Hips 'N Haws Chutney

Lovely, ruby red hawthorn berries. 

Lovely, ruby red hawthorn berries. 

While most summer berry harvests are winding down, it's the perfect time for collecting rose hips, hawthorn berries, and apples to make a zippy chutney. It's easy to make once you get past the painstaking process of picking, cleaning and processing a gazillion beautiful hawthorn berries. It's recommended you wait to harvest the berries and hips until after the first frost, but with the mild weather here in the Pacific Northwest, you're better off to keep an eye on things and collect them when they look ripe. For this batch, I added a wee bit of fresh hot pepper that was gifted to us by a hot pepper-loving family member. A chutney should mellow out for at least a month before eating it, but I've eaten this stuff out of the pot and it was tasty enough. If you're smart, you can squirrel away a few jars for Christmas. 

I don't really have an official recipe to share as I kind of winged and eyeballed it, but here's the basics.

Recipe (of sorts)

3-ish cups of ripe hawthorn berries collected from a clean source
2-ish cups ripe rose hips also collected from a clean source
3-4 tbsp of apple cider vinegar - to taste
2-3 small firm apples peeled cored & chopped in cubes
1/2 cup dried cranberries, chopped
1 small onion, chopped fine
1 shallot, chopped fine
2 cloves of garlic, minced
Hot pepper, chopped - a little goes a long, long way
1 cinnamon stick
1 cm of fresh ginger, finely chopped
Brown sugar
Fresh thyme, a few sprigs
Cloves, allspice, black pepper, dried ginger, cardamom, nutmeg & salt

Gather as many ripe hawthorn berries or "haws" as sanity will allow. Wash them, and remove the stems and pick out any dried out or rotten ones. This will take forever. Enlist friends and foes alike to help with this. I wound up with around 3 cups of berries. Put your haws in a pot with a equal parts water and apple cider vinegar—just enough water to cover the berries. Bring to a boil and simmer until the fruit softens.

Same goes for the rose hips... I had about 2 cups of rose hips. Remove blossom remnants and stems from rose hips. Put them in another pot with just enough water (this time no vinegar) to cover. Bring to a boil and simmer until they're soft. Rose hips can take a while.

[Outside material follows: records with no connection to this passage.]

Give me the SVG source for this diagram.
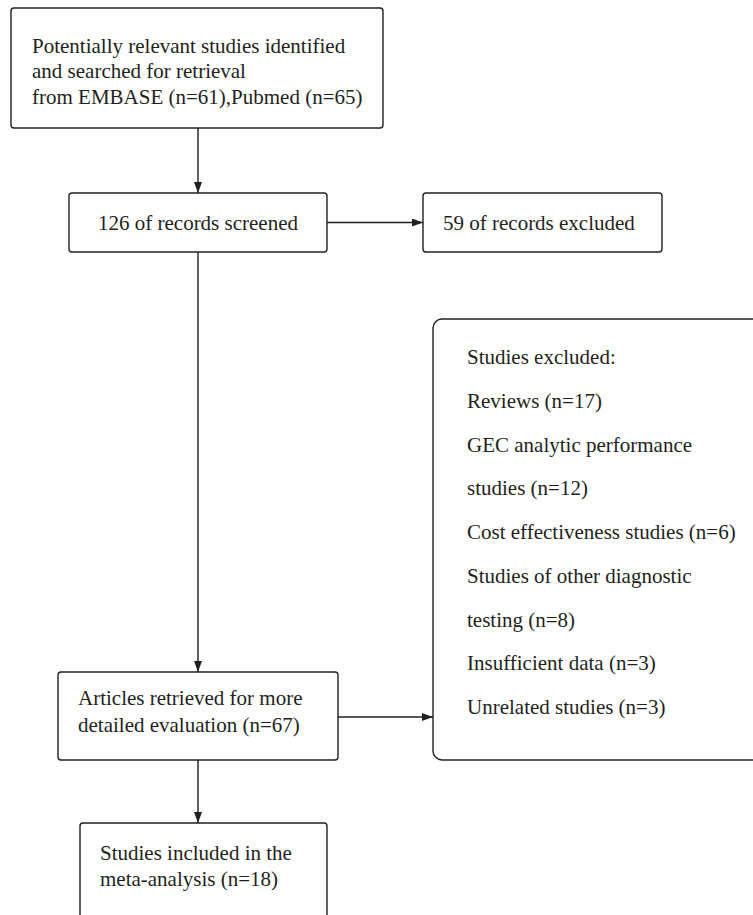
<svg xmlns="http://www.w3.org/2000/svg" width="753" height="915" viewBox="0 0 753 915">
<style>
.box{fill:#fff;stroke:#231f20;stroke-width:1.4}
.t{font-family:"Liberation Serif","Times New Roman",serif;font-size:21px;fill:#231f20}
.c{fill:none;stroke:#231f20;stroke-width:1.4}
</style>
<defs>
<marker id="ah" viewBox="0 0 11 8" refX="11" refY="4" markerWidth="11" markerHeight="8" markerUnits="userSpaceOnUse" orient="auto">
<path d="M0,0 L11,4 L0,8 Z" fill="#231f20"/>
</marker>
</defs>
<rect width="753" height="915" fill="#fff"/>
<g id="connectors">
<line class="c" x1="198" y1="128" x2="198" y2="193" marker-end="url(#ah)"/>
<line class="c" x1="327" y1="222.5" x2="423" y2="222.5" marker-end="url(#ah)"/>
<line class="c" x1="198" y1="252" x2="198" y2="672" marker-end="url(#ah)"/>
<line class="c" x1="338" y1="717" x2="433" y2="717" marker-end="url(#ah)"/>
<line class="c" x1="198" y1="760" x2="198" y2="823" marker-end="url(#ah)"/>
</g>
<g id="n1">
<rect class="box" x="11" y="8" width="372" height="120" rx="3"/>
<text class="t" x="32" y="52.5">Potentially relevant studies identified</text>
<text class="t" x="32" y="78">and searched for retrieval</text>
<text class="t" x="32" y="103.5">from EMBASE (n=61),Pubmed (n=65)</text>
</g>
<g id="n2">
<rect class="box" x="69" y="193" width="258" height="59" rx="3"/>
<text class="t" x="198" y="229.5" text-anchor="middle">126 of records screened</text>
</g>
<g id="n3">
<rect class="box" x="423" y="193" width="239" height="59" rx="3"/>
<text class="t" x="443" y="229.5">59 of records excluded</text>
</g>
<g id="n4">
<rect class="box" x="433" y="319" width="380" height="441" rx="9"/>
<text class="t" x="467" y="364">Studies excluded:</text>
<text class="t" x="467" y="407.75">Reviews (n=17)</text>
<text class="t" x="467" y="451.5">GEC analytic performance</text>
<text class="t" x="467" y="495.25">studies (n=12)</text>
<text class="t" x="467" y="539">Cost effectiveness studies (n=6)</text>
<text class="t" x="467" y="582.75">Studies of other diagnostic</text>
<text class="t" x="467" y="626.5">testing (n=8)</text>
<text class="t" x="467" y="670.25">Insufficient data (n=3)</text>
<text class="t" x="467" y="714">Unrelated studies (n=3)</text>
</g>
<g id="n5">
<rect class="box" x="58" y="672" width="280" height="88" rx="3"/>
<text class="t" x="78" y="705">Articles retrieved for more</text>
<text class="t" x="78" y="731.7">detailed evaluation (n=67)</text>
</g>
<g id="n6">
<rect class="box" x="80" y="823" width="247" height="140" rx="3"/>
<text class="t" x="100" y="860">Studies included in the</text>
<text class="t" x="100" y="886">meta-analysis (n=18)</text>
</g>
</svg>
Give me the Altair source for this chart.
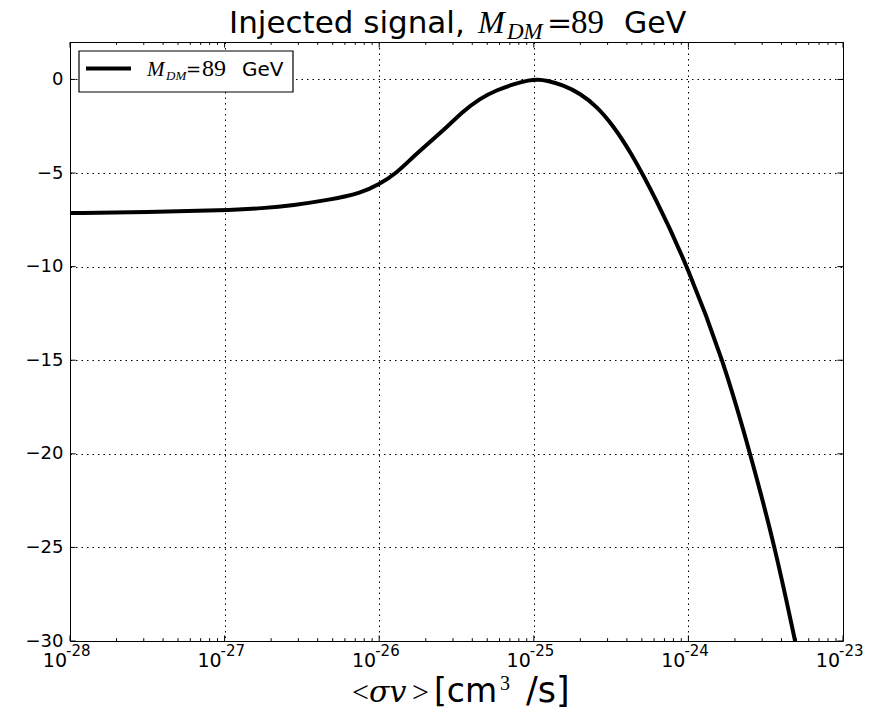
import altair as alt
import pandas as pd

# Signal curve: log10(<sigma v> / cm^3 s^-1) and the signal value
log_sv = [-28.0, -27.5, -27.0, -26.75, -26.56, -26.32, -26.12, -26.0, -25.89,
          -25.78, -25.67, -25.56, -25.46, -25.35, -25.24, -25.13, -25.03, -24.97,
          -24.92, -24.81, -24.70, -24.59, -24.49, -24.38, -24.205,
          -24.005, -23.774, -23.60, -23.44, -23.31]
signal = [-7.14, -7.08, -7.00, -6.88, -6.73, -6.43, -6.08, -5.60, -5.02,
          -4.13, -3.33, -2.53, -1.73, -1.02, -0.57, -0.25, -0.03, 0.0,
          -0.05, -0.30, -0.75, -1.46, -2.44, -3.78, -6.45,
          -10.0, -15.0, -19.98, -24.96, -30.0]

# Axis ticks
decades = [1e-28, 1e-27, 1e-26, 1e-25, 1e-24, 1e-23]
decade_exponents = ["-28", "-27", "-26", "-25", "-24", "-23"]
minor_ticks = [k * d for d in decades[:-1] for k in range(2, 10)]
y_ticks = [-30, -25, -20, -15, -10, -5, 0]

W, H = 773, 599
MAJOR, MINOR = 5.6, 2.8
SANS = "DejaVu Sans"
SERIF = "Liberation Serif"
MATH = "DejaVu Serif"

xscale = alt.Scale(type="log", domain=[1e-28, 1e-23], nice=False)
yscale = alt.Scale(domain=[-30, 2], nice=False, zero=False)

grid_style = dict(grid=True, gridColor="black", gridDash=[1.5, 4], gridWidth=1,
                  gridOpacity=1, ticks=False, domain=False, title=None)
xaxis = alt.Axis(values=decades, labels=False, **grid_style)
yaxis = alt.Axis(values=y_ticks, labelFont=SANS, labelFontSize=18,
                 labelColor="black", labelPadding=7,
                 labelExpr="replace(datum.label, '-', '\u2212')",
                 **grid_style)

df = pd.DataFrame({"sv": [10 ** e for e in log_sv], "val": signal})

curve = alt.Chart(df).mark_line(
    color="black", strokeWidth=4, clip=True, interpolate="basis"
).encode(
    x=alt.X("sv:Q", scale=xscale, axis=xaxis),
    y=alt.Y("val:Q", scale=yscale, axis=yaxis),
)

xmaj = pd.DataFrame({"t": decades, "e": decade_exponents})
xmin = pd.DataFrame({"t": minor_ticks})
ymaj = pd.DataFrame({"t": y_ticks})


def xtick_rules(data, length):
    enc_x = alt.X("t:Q", scale=xscale, axis=xaxis)
    bottom = alt.Chart(data).mark_rule(color="black", strokeWidth=1).encode(
        x=enc_x, y=alt.value(H), y2=alt.value(H - length))
    top = alt.Chart(data).mark_rule(color="black", strokeWidth=1).encode(
        x=enc_x, y=alt.value(0), y2=alt.value(length))
    return [bottom, top]


def ytick_rules(data, length):
    enc_y = alt.Y("t:Q", scale=yscale, axis=yaxis)
    left = alt.Chart(data).mark_rule(color="black", strokeWidth=1).encode(
        y=enc_y, x=alt.value(0), x2=alt.value(length))
    right = alt.Chart(data).mark_rule(color="black", strokeWidth=1).encode(
        y=enc_y, x=alt.value(W), x2=alt.value(W - length))
    return [left, right]


# x tick labels: "10" with a raised exponent
xlab_base = alt.Chart(xmaj).mark_text(
    align="right", baseline="alphabetic", font=SANS, fontSize=19, dx=-3, color="black"
).encode(x=alt.X("t:Q", scale=xscale, axis=xaxis), y=alt.value(625), text=alt.value("10"))
xlab_exp = alt.Chart(xmaj).mark_text(
    align="left", baseline="alphabetic", font=SANS, fontSize=15, dx=-4, color="black"
).encode(x=alt.X("t:Q", scale=xscale, axis=xaxis), y=alt.value(614), text="e:N")


def piece(text, x, y, size, font, style="normal"):
    return alt.Chart(pd.DataFrame({"s": [text]})).mark_text(
        align="left", baseline="alphabetic", font=font, fontSize=size,
        fontStyle=style, color="black"
    ).encode(x=alt.value(x), y=alt.value(y), text="s:N")


# Title: Injected signal, M_DM=89 GeV
title = [
    piece("Injected signal,", 159, -9.3, 31, SANS),
    piece("M", 408, -9.3, 32, SERIF, "italic"),
    piece("DM", 437, -3.3, 23, SERIF, "italic"),
    piece("=", 477, -9.3, 30, MATH),
    piece("89", 501, -9.3, 33, SERIF),
    piece("GeV", 554, -9.3, 30, SANS),
]

# x axis title: <sigma v> [cm^3 /s]
xtitle = [
    piece("<", 282, 660, 30, SERIF),
    piece("σv", 299, 660, 30, MATH, "italic"),
    piece(">", 342, 660, 30, SERIF),
    piece("[cm", 364, 660, 33, SANS),
    piece("3", 430, 648, 20, SERIF),
    piece("/s]", 456, 660, 35, SANS),
]

# Legend box
one = pd.DataFrame({"k": [0]})
legend_box = alt.Chart(one).mark_rect(fill="white", stroke="black", strokeWidth=1.2).encode(
    x=alt.value(9), x2=alt.value(223), y=alt.value(9), y2=alt.value(50))
legend_line = alt.Chart(one).mark_rule(color="black", strokeWidth=4).encode(
    x=alt.value(16), x2=alt.value(61), y=alt.value(26.5))
legend_text = [
    piece("M", 77, 33.7, 21, SERIF, "italic"),
    piece("DM", 96, 37.7, 13, SERIF, "italic"),
    piece("=", 116, 33.7, 18, MATH),
    piece("89", 132, 33.7, 24, SERIF),
    piece("GeV", 172, 33.7, 20, SANS),
]

layers = ([curve]
          + xtick_rules(xmaj, MAJOR) + xtick_rules(xmin, MINOR)
          + ytick_rules(ymaj, MAJOR)
          + [xlab_base, xlab_exp]
          + [legend_box, legend_line] + legend_text
          + title + xtitle)

chart = alt.layer(*layers).properties(
    width=W, height=H,
    padding={"left": 70, "top": 42, "right": 36, "bottom": 72},
    autosize=alt.AutoSizeParams(type="none"),
    background="white",
).configure_view(stroke="black", strokeWidth=1)

chart.save("out.html", embed_options={"renderer": "svg", "actions": False})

While the fruit is taking it's sweet time to soften up, heat the onion, apple and shallot in a large pot with a little oil. Just long enough to warm everything up a bit.

When the hips and haws are soft push the fruit through a sieve and into the same pot as your onions & apples. If you're smart and lucky you'll own a food mill. If you're like me you'll find your finest, sturdiest metal sieve and get to work. Once you've sieved all that you can sieve, and all you're left with is seeds and skins, stir the fruit paste and onions and apples to combine. It should start to look like chutney now.

A word about the apples. Since you're really adding them for texture and sweetness and not to achieve a set, you can add as little or as much as you like. That kind of applies to everything in this recipe. Go for the look and texture that appeals to you... I do apologize for the loosey-goosey business. These kind recipes tend to drive me nuts, but I promise you—it's very forgiving.

Add 3-4 tbsp of apple cider vinegar. Adjust according to the thickness of paste (amount of hips and haws). 

Add the cranberries to the pot along with the thyme, hot pepper, sugar and spices. Adjust your amounts by taste and based on the amount of berries and hips you collected. Add a little more apple cider vinegar now if you want it tarter. Cook for 10 minutes on medium heat until the sugar dissolves and it's heated through. Keep stirring because it would be really, really terrible if you burned your lovely wild chutney.

Taste it once more. Add what you think is missing. If you've made enough to preserve, spoon the chutney into sterilized jars and process them in a hot water bath for 15 minutes. Let them sit for 24 hours and then place them some place dark and cool for a month before you crack them open. If you've only made a bit or choose to eat it straight away, you can skip the water bath and store it in the fridge. With the vinegar and sugar, it should keep a good long while.